Analysts recommended unloading shares of European retailers, hotels and restaurants, assigning “sells” to 30 percent as rising unemployment and falling home prices curbed consumer spending. The group is up 39 percent since March 9.
The biggest financial crisis since the 1930s and more than $1.5 trillion in credit losses worldwide prompted analysts to make 28 percent of their ratings on European financial institutions “sells,” Bloomberg data show. The percentage was 14 percent for American banks. Both the S&P 500 and MSCI Europe groups have more than doubled since the rally began.
No Earnings
Downgrades came as earnings evaporated at companies from New York-based American International Group Inc. to Morgan Stanley and Capital One Financial Corp. in McLean, Virginia. First-quarter income plunged more than 74 percent at U.S. raw- material producers and retailers, the most among the 10 main industries in the S&P 500. In Europe, earnings for those two groups sank more than 93 percent.

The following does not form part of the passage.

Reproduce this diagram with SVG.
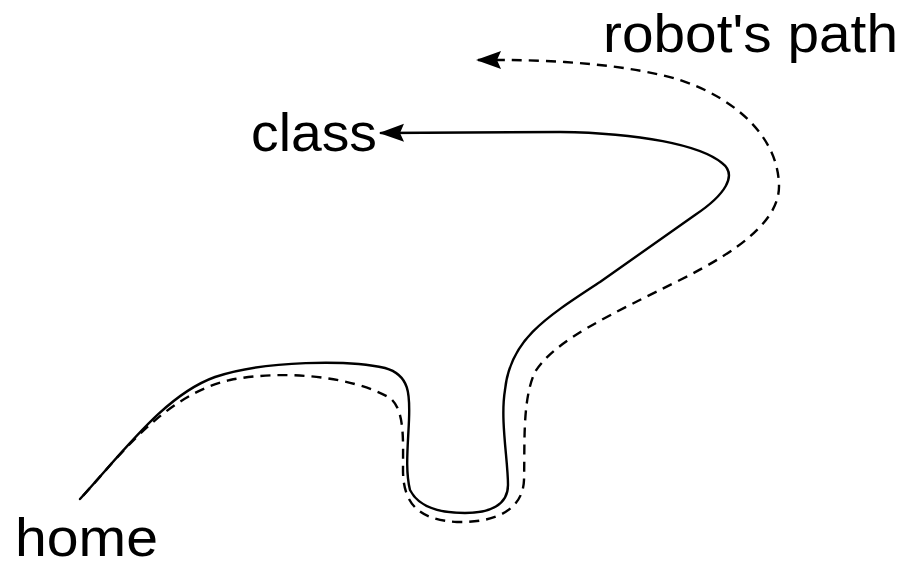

Brokerages didn’t recognize that shares of banks and commodity companies already reflected losses during the recession, according to a study of analysts’ ratings by Citigroup’s chief U.S. equity strategist, Tobias Levkovich, on Aug. 7.
“Analysts were too defensive,” said Yves Maillot, a fund manager at Robeco Asset Management in Paris, which oversees $11 billion. “They went too low, but they weren’t the only ones. Many investors also missed out.”